Но все-таки не будем слишком пристрастными, чтобы опираясь только на одно это обстоятельство, выносить безапелляционный вердикт, что Сталин оказался человеком, оставшимся вне революции, как об этом пишет Р. Слассер. Обратимся к фактам, имеющим документальное подтверждение.
10 (23) октября состоялось заседание ЦК большевиков, имевшее поистине историческое значение. В числе 12 участников этого заседания был и Сталин. На нем Ленин выступил с сообщением о текущем моменте, в котором обосновал необходимость подготовки к захвату власти, выделив при этом техническую сторону дела: «Большинство теперь за нами. Политически дело совершенно созрело для перехода власти… Политическая обстановка таким образом готова. Надо говорить о технической стороне. В этом все дело.
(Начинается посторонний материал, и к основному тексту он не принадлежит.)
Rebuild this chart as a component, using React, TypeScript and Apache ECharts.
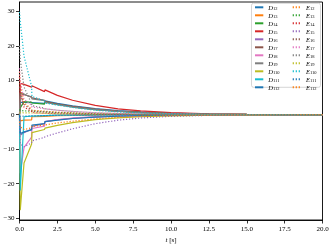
import React, { useEffect, useRef } from "react";
import * as echarts from "echarts";

const tValues = [0, 0.05, 0.3, 0.8, 0.82, 1.65, 1.68, 2.5, 3.5, 5, 6.5, 8, 10, 12.5, 15, 17.5, 20];

const D12 = [0, 3.6, 3.6, 3.5, 3.4, 3.3, 4.0, 3.3, 2.6, 1.8, 1.2, 0.8, 0.45, 0.2, 0.08, 0.03, 0];
const D13 = [0, -1.8, -1.6, -1.5, -0.6, -0.5, -0.4, -0.3, -0.22, -0.14, -0.09, -0.05, -0.03, -0.01, 0, 0, 0];
const D14 = [0, 2.0, 3.8, 3.6, 3.4, 3.1, 3.7, 3.0, 2.3, 1.5, 1.0, 0.65, 0.37, 0.16, 0.07, 0.03, 0];
const D15 = [0, 9.1, 8.8, 8.0, 8.4, 6.7, 7.2, 5.6, 4.2, 2.7, 1.7, 1.1, 0.6, 0.28, 0.12, 0.05, 0];
const D16 = [0, -6.0, -5.2, -4.2, -3.4, -2.6, -2.0, -1.5, -1.05, -0.65, -0.4, -0.25, -0.13, -0.05, -0.02, 0, 0];
const D17 = [0, 6.2, 5.8, 5.2, 4.9, 4.2, 3.9, 3.1, 2.4, 1.6, 1.05, 0.7, 0.38, 0.16, 0.07, 0.03, 0];
const D18 = [0, -17, -9.5, -6.5, -4.0, -3.3, -2.0, -1.4, -0.95, -0.6, -0.38, -0.24, -0.12, -0.05, -0.02, 0, 0];
const D19 = [0, 6.5, 6.0, 5.0, 4.6, 4.1, 3.6, 2.9, 2.2, 1.45, 0.95, 0.62, 0.34, 0.14, 0.06, 0.02, 0];
const D110 = [0, -27.7, -14, -8.5, -5.2, -4.3, -3.9, -3.1, -2.3, -1.45, -0.95, -0.6, -0.33, -0.14, -0.06, -0.02, 0];
const D111 = [0, -22, -0.6, -0.4, -0.3, -0.25, -0.2, -0.15, -0.1, -0.06, -0.04, -0.02, -0.01, 0, 0, 0, 0];
const D112 = [0, -5.5, -5.0, -4.4, -3.0, -2.6, -2.0, -1.6, -1.1, -0.7, -0.45, -0.28, -0.15, -0.06, -0.02, 0, 0];

const E12 = [12.5, 9, 3.5, 1.6, 1.3, 1.05, 0.95, 0.75, 0.55, 0.33, 0.2, 0.12, 0.06, 0.02, 0, 0, 0];
const E13 = [1.5, 1.3, 1.1, 1.0, 0.9, 0.8, 0.72, 0.58, 0.42, 0.26, 0.16, 0.1, 0.05, 0.02, 0, 0, 0];
const E14 = [11, 6.5, 2.2, 0.9, 0.6, 0.45, 0.35, 0.28, 0.2, 0.12, 0.08, 0.05, 0.03, 0.01, 0, 0, 0];
const E15 = [-1, -8.5, -9.3, -8.2, -7.6, -6.6, -6.4, -5.3, -4.1, -2.6, -1.6, -0.95, -0.48, -0.19, -0.08, -0.03, 0];
const E16 = [8, 6, 3, 1.3, 1.1, 0.85, 0.75, 0.6, 0.43, 0.26, 0.16, 0.1, 0.05, 0.02, 0, 0, 0];
const E17 = [13.5, 9.5, 4.5, 2.7, 2.2, 1.75, 1.6, 1.3, 0.95, 0.58, 0.36, 0.22, 0.11, 0.04, 0.02, 0, 0];
const E18 = [20, 16, 8, 3.2, 2.6, 1.9, 1.7, 1.3, 0.95, 0.58, 0.36, 0.22, 0.11, 0.04, 0.02, 0, 0];
const E19 = [0.6, 0.6, 0.55, 0.5, 0.45, 0.38, 0.33, 0.27, 0.2, 0.12, 0.08, 0.05, 0.02, 0.01, 0, 0, 0];
const E110 = [29.85, 27, 17, 8.2, 5.3, 4.0, 3.4, 2.8, 2.1, 1.3, 0.8, 0.5, 0.25, 0.1, 0.04, 0.01, 0];
const E111 = [-0.6, -0.5, -0.4, -0.35, -0.3, -0.25, -0.22, -0.18, -0.13, -0.08, -0.05, -0.03, -0.02, -0.01, 0, 0, 0];
const E112 = [-2, -3.5, -4.3, -3.8, -3.4, -3.0, -2.9, -2.4, -1.9, -1.2, -0.75, -0.45, -0.24, -0.1, -0.04, -0.01, 0];

const dNames = ["D12", "D13", "D14", "D15", "D16", "D17", "D18", "D19", "D110", "D111", "D112"];
const eNames = ["E12", "E13", "E14", "E15", "E16", "E17", "E18", "E19", "E110", "E111", "E112"];
const dValues = [D12, D13, D14, D15, D16, D17, D18, D19, D110, D111, D112];
const eValues = [E12, E13, E14, E15, E16, E17, E18, E19, E110, E111, E112];

const xTicks = [0, 2.5, 5, 7.5, 10, 12.5, 15, 17.5, 20];
const yTicks = [-30, -20, -10, 0, 10, 20, 30];

const tab10 = ["#1f77b4", "#ff7f0e", "#2ca02c", "#d62728", "#9467bd", "#8c564b", "#e377c2", "#7f7f7f", "#bcbd22", "#17becf"];

const FONT = "'Liberation Serif', 'DejaVu Serif', serif";

export default function App() {
  const ref = useRef<HTMLDivElement>(null);
  useEffect(() => {
    if (!ref.current) return;
    const chart = echarts.init(ref.current, undefined, { renderer: "svg" });
    const mk = (name: string, vals: number[], color: string, dotted: boolean) => ({
      name,
      type: "line",
      data: tValues.map((t, i) => [t, vals[i]]),
      showSymbol: false,
      symbol: "none",
      lineStyle: { color, width: 1.2, type: dotted ? [1.2, 1.8] : "solid" },
      itemStyle: { color },
      z: 2,
    });
    const series: any[] = [];
    dNames.forEach((n, i) => series.push(mk(n, dValues[i], tab10[i % 10], false)));
    eNames.forEach((n, i) => series.push(mk(n, eValues[i], tab10[(i + 11) % 10], true)));

    const legendBase = {
      orient: "vertical",
      top: 3.8,
      padding: 0,
      itemWidth: 8.3,
      itemHeight: 7,
      itemGap: 0.5,
      itemTextGap: 3,
      z: 6,
      itemStyle: { opacity: 0 },
      formatter: (name: string) => `{a|${name[0]}}{b|${name.slice(1)}}`,
      textStyle: {
        fontFamily: FONT,
        fontSize: 6,
        color: "#000",
        rich: {
          a: { fontFamily: FONT, fontStyle: "italic", fontSize: 6.5, color: "#000" },
          b: { fontFamily: FONT, fontSize: 4.5, color: "#000", padding: [3, 0, 0, 0] },
        },
      },
    };

    chart.setOption({
      animation: false,
      textStyle: { fontFamily: FONT },
      grid: {
        left: 19.5,
        right: 9.5,
        top: 2,
        bottom: 24,
        show: true,
        borderColor: "#000",
        borderWidth: 0.9,
        backgroundColor: "#fff",
        containLabel: false,
        outerBoundsMode: "none",
      },
      xAxis: {
        type: "value",
        min: 0,
        max: 20,
        interval: 2.5,
        name: "{i|t} [s]",
        nameLocation: "middle",
        nameGap: 15,
        nameTextStyle: {
          fontFamily: FONT,
          fontSize: 7,
          color: "#000",
          rich: { i: { fontFamily: FONT, fontStyle: "italic", fontSize: 7, color: "#000" } },
        },
        axisLine: { show: true, onZero: false, lineStyle: { color: "#000", width: 0.9 } },
        axisTick: { show: true, length: 3.5, lineStyle: { color: "#000", width: 0.8 }, customValues: xTicks },
        axisLabel: {
          margin: 5,
          fontSize: 7,
          fontFamily: FONT,
          color: "#000",
          customValues: xTicks,
          formatter: (v: number) => v.toFixed(1),
        },
        splitLine: { show: false },
      },
      yAxis: {
        type: "value",
        min: -30.58,
        max: 32.73,
        axisLine: { show: true, onZero: false, lineStyle: { color: "#000", width: 0.9 } },
        axisTick: { show: true, length: 3.5, lineStyle: { color: "#000", width: 0.8 }, customValues: yTicks },
        axisLabel: {
          margin: 5,
          fontSize: 7,
          fontFamily: FONT,
          color: "#000",
          customValues: yTicks,
          formatter: (v: number) => (v < 0 ? "\u2212" + Math.abs(v) : String(v)),
        },
        splitLine: { show: false },
      },
      legend: [
        { ...legendBase, left: 254, data: dNames },
        { ...legendBase, left: 291.7, data: eNames },
      ],
      graphic: [
        {
          type: "rect",
          z: 5,
          shape: { x: 251.5, y: 3.3, width: 69, height: 84, r: 2 },
          style: { fill: "rgba(255,255,255,0.8)", stroke: "#cccccc", lineWidth: 0.8 },
        },
      ],
      series,
    });
    return () => chart.dispose();
  }, []);
  return <div ref={ref} style={{ position: "fixed", left: 0, top: 0, width: 332, height: 244 }} />;
}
Между тем мы, вслед за оборонцами, склонны систематическую подготовку восстания считать чем-то вроде политического греха.
Ждать до Учредительного собрания, которое явно будет не с нами, бессмысленно, ибо это значит усложнять нашу задачу»[650].
Судя по протокольной записи, какой-либо оживленной дискуссии по этому вопросу не было. 10 голосами против 2 (Зиновьев и Каменев) была принята резолюция, весь пафос которой состоял в констатации следующего: вооруженное восстание неизбежно и вполне назрело и что «ЦК предлагает всем организациям партии руководиться этим и с этой точки зрения обсуждать и разрешать все практические вопросы (съезда Советов Северной области, вывода войск из Питера, выступления москвичей и минчан и т. д.)»[651].
Зиновьев и Каменев выступили со своим особым заявлением. В нем пространно и высокопарно они аргументировали свои возражения против курса на восстание, квалифицируя его в качестве губительного. Однако в целом можно считать, что курс на вооруженное восстание получил абсолютную поддержку большинства присутствовавших членов ЦК. Дело подготовки вооруженного выступления, таким образом, было переведено из плоскости теоретических споров на практические рельсы.